It's already been confirmed that the ways in which Series S and Series X handle Xbox One titles varies. Only the Series X will benefit from Xbox One X enhancements to existing games - which typically boils down to resolution boosts, higher quality textures and other graphics-driven effects. Xbox Series S brings its additional horsepower to bear in improving the experience of Xbox One S titles instead. This is more limiting in some respects (a game hard-coded to run at 900p will not run any higher on Series S, for example) but the new console benefits from increased resolutions in games that use dynamic resolution scaling, as well as improvements to texture filtering quality. Obviously, running games from solid state storage reduces loading times significantly, while the Auto HDR feature we've seen running on Series X also features on Series S - all games should present nicely on HDR screens, whether they natively support high dynamic range or not.
So yes, Xbox One games do run better on Series S. Where frame rates are unlocked, they will be higher. Where dynamic resolution scaling is used, resolution will be higher. There will be better texture filtering. And dynamic HDR will be applied. But nowhere do they even hint that Xbox One games will be running at a resolution higher than 1080p. Yet for Xbox and Xbox 360 games, they explicitly state that this is the case; titles from those generations
will be rendered at resolutions up to 1440p.
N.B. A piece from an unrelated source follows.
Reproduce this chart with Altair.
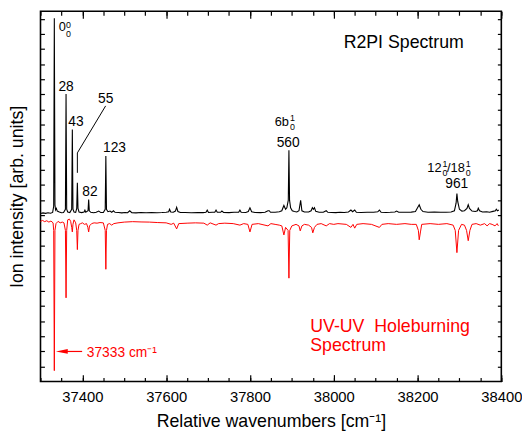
import altair as alt
import pandas as pd

FONT = "Liberation Sans"

# ---------------- data ----------------
# R2PI spectrum (black trace): wavenumber [cm-1], intensity [arb.]
r2pi_x = [37300, 37306, 37312, 37318, 37324, 37329, 37331.5, 37333, 37334.5, 37336,
          37338, 37340, 37345, 37350, 37355, 37359.5, 37361, 37362.5, 37365, 37370,
          37374.5, 37376, 37377.5, 37380, 37384, 37386.5, 37388, 37389.5, 37392, 37398,
          37404, 37406, 37408, 37413.5, 37415, 37416.5, 37420, 37427, 37433, 37439,
          37444, 37450, 37454.5, 37456, 37457.5, 37461, 37466, 37470, 37474, 37478,
          37486, 37494, 37502, 37508, 37513, 37518, 37528, 37540, 37552, 37565,
          37578, 37590, 37600, 37606, 37608, 37611, 37617, 37622, 37625, 37628,
          37634, 37645, 37660, 37675, 37688, 37695, 37698, 37701, 37710, 37716,
          37719, 37722, 37730, 37733, 37737, 37750, 37762, 37773, 37776, 37779,
          37790, 37796, 37800, 37804, 37812, 37825, 37836, 37843, 37846, 37849,
          37860, 37870, 37876, 37881, 37885, 37888, 37891.5, 37893, 37894.5, 37897,
          37901, 37906, 37912, 37917, 37921, 37924, 37930, 37940, 37946, 37949,
          37951.5, 37954, 37957, 37965, 37975, 37982, 37986, 37995, 38005, 38015,
          38025, 38035, 38041, 38045, 38050, 38054, 38065, 38080, 38095, 38105,
          38109, 38113, 38125, 38135, 38146, 38150, 38155, 38170, 38185, 38195,
          38200, 38204, 38208, 38213, 38225, 38240, 38255, 38268, 38280, 38288,
          38292, 38294, 38296, 38300, 38306, 38312, 38318, 38321, 38324, 38330,
          38338, 38343, 38345, 38348, 38355, 38365, 38372, 38380, 38386, 38388,
          38391, 38394]
r2pi_y = [1.112, 1.116, 1.113, 1.117, 1.114, 1.119, 1.160, 2.404, 1.170, 1.135,
          1.146, 1.128, 1.122, 1.117, 1.119, 1.140, 1.902, 1.140, 1.122, 1.118,
          1.140, 1.668, 1.140, 1.122, 1.120, 1.145, 1.316, 1.145, 1.122, 1.118,
          1.122, 1.134, 1.120, 1.130, 1.205, 1.130, 1.120, 1.117, 1.120, 1.128,
          1.118, 1.118, 1.140, 1.492, 1.140, 1.124, 1.128, 1.120, 1.130, 1.120,
          1.118, 1.116, 1.119, 1.117, 1.130, 1.117, 1.116, 1.118, 1.117, 1.119,
          1.117, 1.118, 1.120, 1.124, 1.140, 1.122, 1.120, 1.128, 1.153, 1.125,
          1.119, 1.118, 1.117, 1.119, 1.118, 1.120, 1.134, 1.119, 1.120, 1.120,
          1.134, 1.120, 1.120, 1.128, 1.119, 1.118, 1.120, 1.120, 1.134, 1.120,
          1.119, 1.125, 1.150, 1.124, 1.119, 1.118, 1.120, 1.130, 1.130, 1.120,
          1.120, 1.124, 1.130, 1.165, 1.140, 1.150, 1.200, 1.531, 1.200, 1.150,
          1.130, 1.125, 1.122, 1.130, 1.199, 1.130, 1.122, 1.122, 1.130, 1.150,
          1.140, 1.150, 1.126, 1.120, 1.120, 1.130, 1.120, 1.119, 1.118, 1.120,
          1.119, 1.122, 1.135, 1.124, 1.135, 1.120, 1.119, 1.120, 1.120, 1.123,
          1.135, 1.120, 1.119, 1.120, 1.122, 1.128, 1.120, 1.120, 1.121, 1.125,
          1.150, 1.170, 1.140, 1.125, 1.120, 1.122, 1.120, 1.120, 1.122, 1.130,
          1.180, 1.244, 1.190, 1.140, 1.128, 1.130, 1.145, 1.170, 1.145, 1.128,
          1.125, 1.130, 1.147, 1.130, 1.122, 1.124, 1.120, 1.126, 1.130, 1.140,
          1.130, 1.135]

# UV-UV hole-burning spectrum (red trace)
hb_x = [37300, 37305, 37310, 37315, 37320, 37325, 37330, 37331.5, 37333, 37334.5,
        37337, 37342, 37347, 37352, 37356, 37359.5, 37361, 37362.5, 37365, 37369,
        37372, 37374.5, 37376, 37377.5, 37380, 37384, 37386.5, 37388, 37389.5, 37392,
        37396, 37400, 37405, 37410, 37413, 37415, 37417, 37422, 37428, 37435,
        37442, 37450, 37454.5, 37456, 37457.5, 37460, 37465, 37470, 37475, 37485,
        37500, 37520, 37540, 37560, 37580, 37600, 37612, 37618, 37625, 37630,
        37650, 37670, 37690, 37698, 37705, 37719, 37725, 37740, 37760, 37776,
        37785, 37795, 37800, 37805, 37820, 37843, 37850, 37860, 37870, 37876,
        37881, 37885, 37891, 37893, 37895, 37900, 37910, 37917, 37920, 37924,
        37930, 37940, 37947, 37950, 37954, 37960, 37970, 37982, 37990, 38000,
        38010, 38030, 38041, 38046, 38050, 38055, 38070, 38090, 38109, 38115,
        38130, 38150, 38170, 38185, 38197, 38202, 38204, 38207, 38210, 38230,
        38250, 38270, 38285, 38290, 38294, 38298, 38305, 38312, 38317, 38321,
        38325, 38330, 38340, 38350, 38360, 38366, 38372, 38378, 38385, 38390,
        38393]
hb_y = [1.060, 1.066, 1.058, 1.064, 1.055, 1.062, 1.050, 1.000, 0.072, 1.000,
        1.045, 1.060, 1.050, 1.055, 1.050, 1.000, 0.554, 1.000, 1.070, 1.075,
        1.060, 1.020, 0.990, 1.040, 1.070, 1.050, 1.000, 0.873, 1.000, 1.040,
        1.045, 1.050, 1.040, 1.045, 1.020, 0.990, 1.030, 1.045, 1.050, 1.048,
        1.052, 1.050, 1.000, 0.743, 1.000, 1.040, 1.045, 1.035, 1.045, 1.050,
        1.055, 1.058, 1.056, 1.055, 1.052, 1.050, 1.040, 1.048, 1.010, 1.045,
        1.048, 1.050, 1.048, 1.035, 1.050, 1.035, 1.045, 1.048, 1.045, 1.035,
        1.045, 1.040, 0.990, 1.040, 1.045, 1.030, 1.045, 1.040, 1.035, 1.030,
        0.970, 1.020, 1.000, 0.684, 1.000, 1.030, 1.040, 1.030, 0.997, 1.030,
        1.040, 1.035, 1.020, 0.984, 1.020, 1.040, 1.045, 1.030, 1.045, 1.040,
        1.045, 1.040, 1.020, 1.040, 1.015, 1.040, 1.045, 1.040, 1.020, 1.040,
        1.045, 1.040, 1.045, 1.040, 1.040, 1.000, 0.938, 0.990, 1.040, 1.045,
        1.040, 1.045, 1.035, 1.000, 0.853, 1.000, 1.040, 1.035, 1.000, 0.932,
        1.000, 1.040, 1.045, 1.035, 1.045, 1.030, 1.045, 1.040, 1.030, 1.045,
        1.030]

# peak shift labels
peak_text = ["28", "43", "55", "82", "123", "560", "961"]
peak_x = [37361.1, 37384.6, 37455.6, 37418.2, 37476.7, 37891.1, 38293.7]
peak_y = [1.948, 1.720, 1.872, 1.251, 1.546, 1.577, 1.304]

# assignment labels: main part (right edge), superscript and subscript (left edge)
asg_text = ["0", "6b", "12", "/18"]
asg_x = [37360.4, 37893.0, 38257.2, 38312.9]
asg_y = [2.345, 1.717, 1.414, 1.414]
sup_text = ["0", "1", "1", "1"]
sup_x = [37361.1, 37895.8, 38259.6, 38315.3]
sup_y = [2.362, 1.744, 1.440, 1.440]
sub_text = ["0", "0", "0", "0"]
sub_x = [37361.1, 37895.8, 38259.6, 38315.3]
sub_y = [2.302, 1.687, 1.381, 1.381]

# leader line for the "55" label
lead_x = [37388, 37388, 37455.5]
lead_y = [1.381, 1.513, 1.824]

# arrow to the origin band
arrow_tail_x = [37399.4]
arrow_head_x = [37351.0]
arrow_y = [0.199]

# free text
note_text = ["R2PI Spectrum", "UV-UV\u00a0 Holeburning", "Spectrum", "37333 cm\u207b\u00b9"]
note_x = [38167.0, 37944.0, 37944.0, 37410.5]
note_y = [2.208, 0.326, 0.202, 0.163]

# axis ticks
x_major = [37400, 37600, 37800, 38000, 38200, 38400]
x_minor = list(range(37300, 38401, 50))
y_ticks = [0.1, 0.2, 0.3, 0.4, 0.5, 0.6, 0.7, 0.8, 0.9, 1.0, 1.1, 1.2,
           1.3, 1.4, 1.5, 1.6, 1.7, 1.8, 1.9, 2.0, 2.1, 2.2, 2.3, 2.4]

# ---------------- chart ----------------
xs = alt.Scale(domain=[37300, 38400], nice=False, zero=False)
ys = alt.Scale(domain=[0, 2.45], nice=False, zero=False)


def xaxis(orient, values, size, labels=False, title=None):
    kw = dict(orient=orient, values=values, tickSize={"expr": str(-size)},
              tickColor="black", tickWidth=1.2, domain=False, grid=False,
              labels=labels)
    if labels:
        kw.update(format="d", labelFont=FONT, labelFontSize=15, labelColor="black",
                  labelPadding=15 if orient == "bottom" else 8, labelFlush=False,
                  labelOverlap=False)
    if title:
        kw.update(title=title, titleFont=FONT, titleFontSize=18,
                  titleFontWeight="normal", titleColor="black", titlePadding=9)
    else:
        kw.update(title=None)
    return alt.Axis(**kw)


def yaxis(orient, title=None):
    kw = dict(orient=orient, values=y_ticks, tickSize={"expr": "-4"},
              tickColor="black", tickWidth=1.2, domain=False, grid=False,
              labels=False)
    if title:
        kw.update(title=title, titleFont=FONT, titleFontSize=18,
                  titleFontWeight="normal", titleColor="black", titlePadding=14)
    else:
        kw.update(title=None)
    return alt.Axis(**kw)


def txt(df, size, color, align, baseline, xax=None):
    return alt.Chart(df).mark_text(
        font=FONT, fontSize=size, color=color, align=align, baseline=baseline
    ).encode(
        x=alt.X("x:Q", scale=xs, axis=xax),
        y=alt.Y("y:Q", scale=ys, axis=None),
        text="t:N",
    )


r2pi = pd.DataFrame({"x": r2pi_x, "y": r2pi_y})
hb = pd.DataFrame({"x": hb_x, "y": hb_y})

black = alt.Chart(r2pi).mark_line(color="black", strokeWidth=1.1).encode(
    x=alt.X("x:Q", scale=xs,
            axis=xaxis("bottom", x_major, 7, labels=True,
                       title="Relative wavenumbers [cm\u207b\u00b9]")),
    y=alt.Y("y:Q", scale=ys, axis=yaxis("left", "Ion intensity [arb. units]")),
)

red = alt.Chart(hb).mark_line(color="#ff0000", strokeWidth=1.0).encode(
    x=alt.X("x:Q", scale=xs, axis=xaxis("top", x_major, 7)),
    y=alt.Y("y:Q", scale=ys, axis=yaxis("right")),
)

peaks = txt(pd.DataFrame({"x": peak_x, "y": peak_y, "t": peak_text}), 14, "black",
            "center", "middle", xaxis("bottom", x_minor, 4))
asg = txt(pd.DataFrame({"x": asg_x, "y": asg_y, "t": asg_text}), 13, "black",
          "right", "middle", xaxis("top", x_minor, 4))
sup = txt(pd.DataFrame({"x": sup_x, "y": sup_y, "t": sup_text}), 9, "black",
          "left", "middle")
sub = txt(pd.DataFrame({"x": sub_x, "y": sub_y, "t": sub_text}), 9, "black",
          "left", "middle")

lead = alt.Chart(pd.DataFrame({"x": lead_x, "y": lead_y, "o": [0, 1, 2]})).mark_line(
    color="black", strokeWidth=1.0
).encode(
    x=alt.X("x:Q", scale=xs, axis=None),
    y=alt.Y("y:Q", scale=ys, axis=None),
    order="o:O",
)

notes = pd.DataFrame({"x": note_x, "y": note_y, "t": note_text})
ttl_r2pi = txt(notes.iloc[[0]], 18, "black", "center", "alphabetic")
ttl_hb = txt(notes.iloc[[1, 2]], 18, "#ff0000", "left", "alphabetic")
ttl_origin = txt(notes.iloc[[3]], 14, "#ff0000", "left", "alphabetic")

arrow_df = pd.DataFrame({"x": arrow_head_x, "x2": arrow_tail_x, "y": arrow_y})
arrow_line = alt.Chart(arrow_df).mark_rule(color="#ff0000", strokeWidth=1.2).encode(
    x=alt.X("x:Q", scale=xs, axis=None), x2="x2:Q",
    y=alt.Y("y:Q", scale=ys, axis=None),
)
arrow_head = alt.Chart(arrow_df).mark_point(
    shape="M-1,0L1,-0.4L1,0.4Z", filled=True, size=144, color="#ff0000", opacity=1
).encode(
    x=alt.X("x:Q", scale=xs, axis=None),
    y=alt.Y("y:Q", scale=ys, axis=None),
)

chart = alt.layer(
    red, black, peaks, asg, sup, sub, lead, ttl_r2pi, ttl_hb, ttl_origin,
    arrow_line, arrow_head
).resolve_axis(x="independent", y="independent").properties(
    width=468, height=376,
    autosize=alt.AutoSizeParams(type="none"),
    padding={"left": 33, "top": 0, "right": 21, "bottom": 54},
).configure_view(stroke="black", strokeWidth=1.6)

chart.save("out.html", embed_options={"renderer": "svg", "actions": False})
I'm pretty sure one of the BC videos from yesterday showed off a non-enhanced title on Series X running at 1080p. I can't remember which now though. Might have been Jeff Grubb's?
FYI, I'm not hating on Series S. I've got one on order. But it's worth being clear about what it is and what it isn't. It is going to enhance old games. But for the ~750 Xbox One Enhanced titles, the Series X is going to be markedly better (mostly; not all of the "Enhanced" titles are very "enhanced" at all).